Stacy, Heather, and Joe. Very
American
names. Funny. My mother and father, being immigrants, clung to the world they left by giving all their children traditional Mexican names. Carmen's folks were the same way: her brothers were Juan and Jose, and her sister's name is Evalina. My name actually was Jesus Gonzalez. I had it changed to Jess years ago, though I hurt my parents. Jesus is a common name in Mexico. (The Spanish pronunciation is "Hayseuss," although most North Americans pronounce it as if referring to the Christian savior. There's just no way you can be regarded as either one of the guys or a serious businessman when burdened with such an exotic moniker.) It's interesting how the children of immigrants, second-generation Americans like Carmen and me, usually give their own kids the most popular American names, as if trying to conceal how recently our ancestors got off the boat—or in this case, crossed the Rio Grande. Stacy, Heather, Joe.

Just as there are no more fervent Christians than those recently converted to the faith, there are no more ardent Americans than those whose claim to citizenship begins with them or their parents.
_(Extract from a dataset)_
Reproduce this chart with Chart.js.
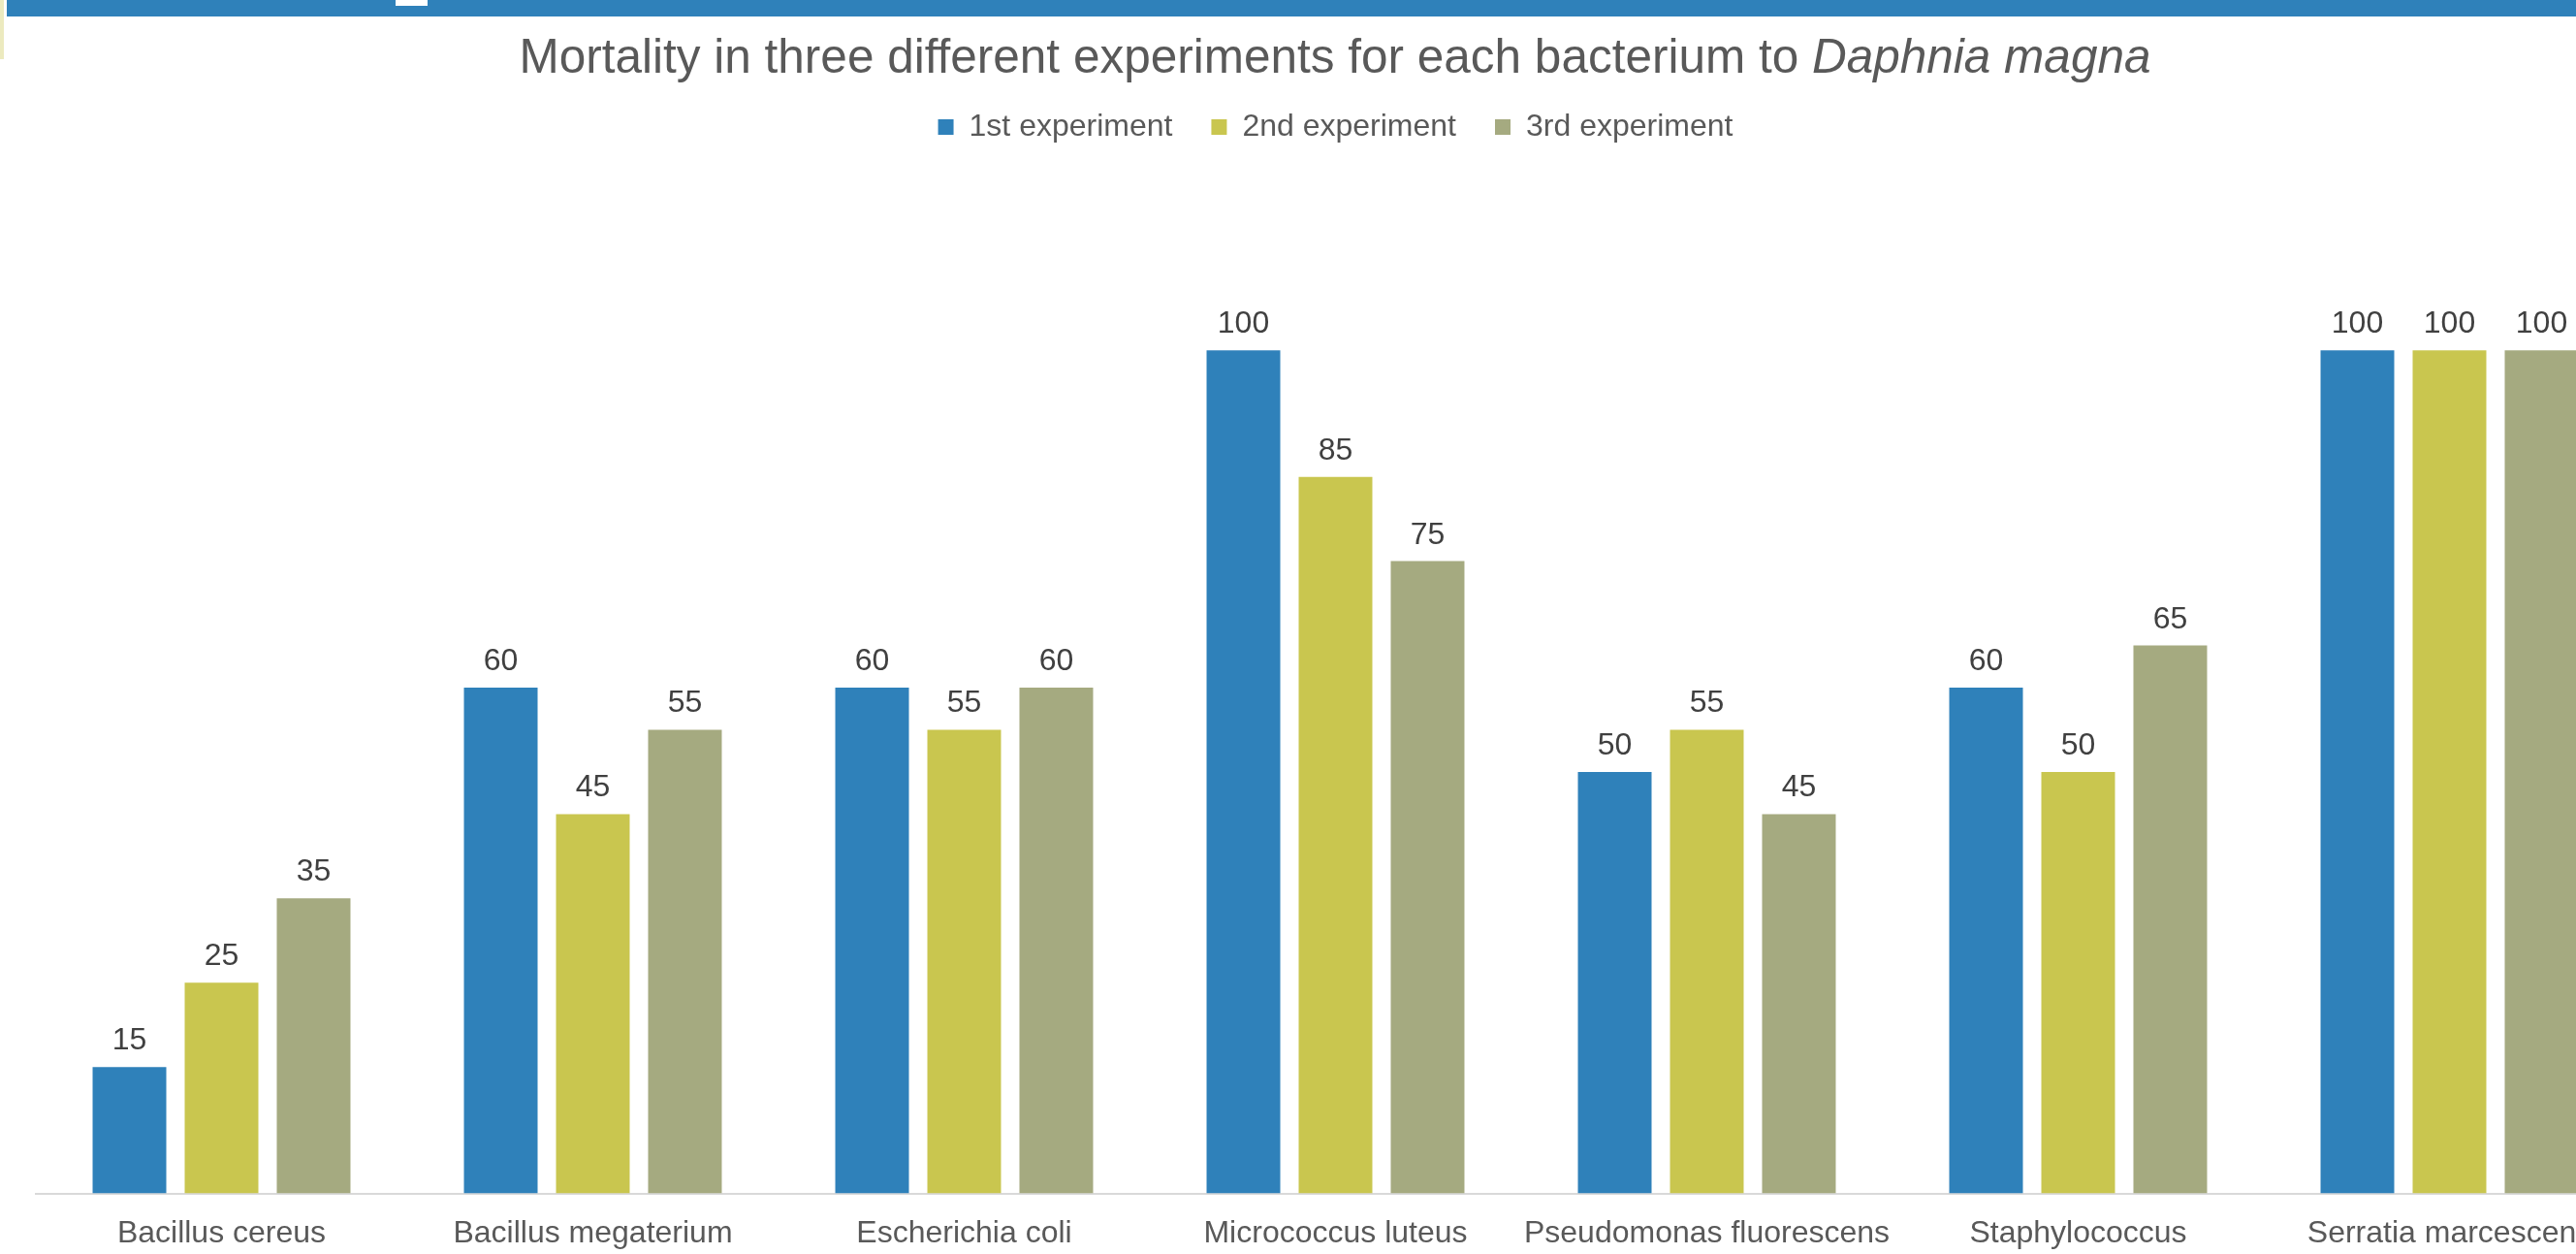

We want so desperately to be part of this great, huge, crazy country. Unlike some whose roots go back generations, we understand what a blessing it is to live beneath the stars and stripes. We also know that a price must be paid for the blessing, and that sometimes it's high. Partly, the cost is in leaving behind everything we once were. Sometimes, however, there is a more painful price inflicted, as I well know.

I served in Vietnam.

I was under fire. I killed the enemy.

And I was a prisoner of war.

That was where I ate soup with rotting fish heads.

That was part of the price I paid.

Now, thinking about the impossible cellar beneath our new house, remembering the smells of the prison camp that had wafted out of the darkness at the bottom of those stairs, I began to wonder if I was still paying the price. I had come home sixteen years ago—gaunt, half my teeth rotten. I'd been starved and tortured but not broken. There had been nightmares for years, but I hadn't needed therapy. I had come through all right, as had many of the guys in those North Vietnamese hell holes. Badly bent, scarred, splintered—but, damn it, not broken. Somewhere, I had lost my Catholicism, but that had seemed a negligible loss at the time. Year by year, I had put the experience behind me. Part of the price. Part of what we pay for being where we are. Forget it. Over. Done. And it
had
seemed behind me. Until now. The cellar could not be real, which meant I must be having vivid hallucinations. Could it be that, after so long a time, the fiercely repressed emotional trauma of imprisonment and torture were working profound changes in me, that I had been ignoring the problem rather than dealing with it, and that now it was going to drive me mad?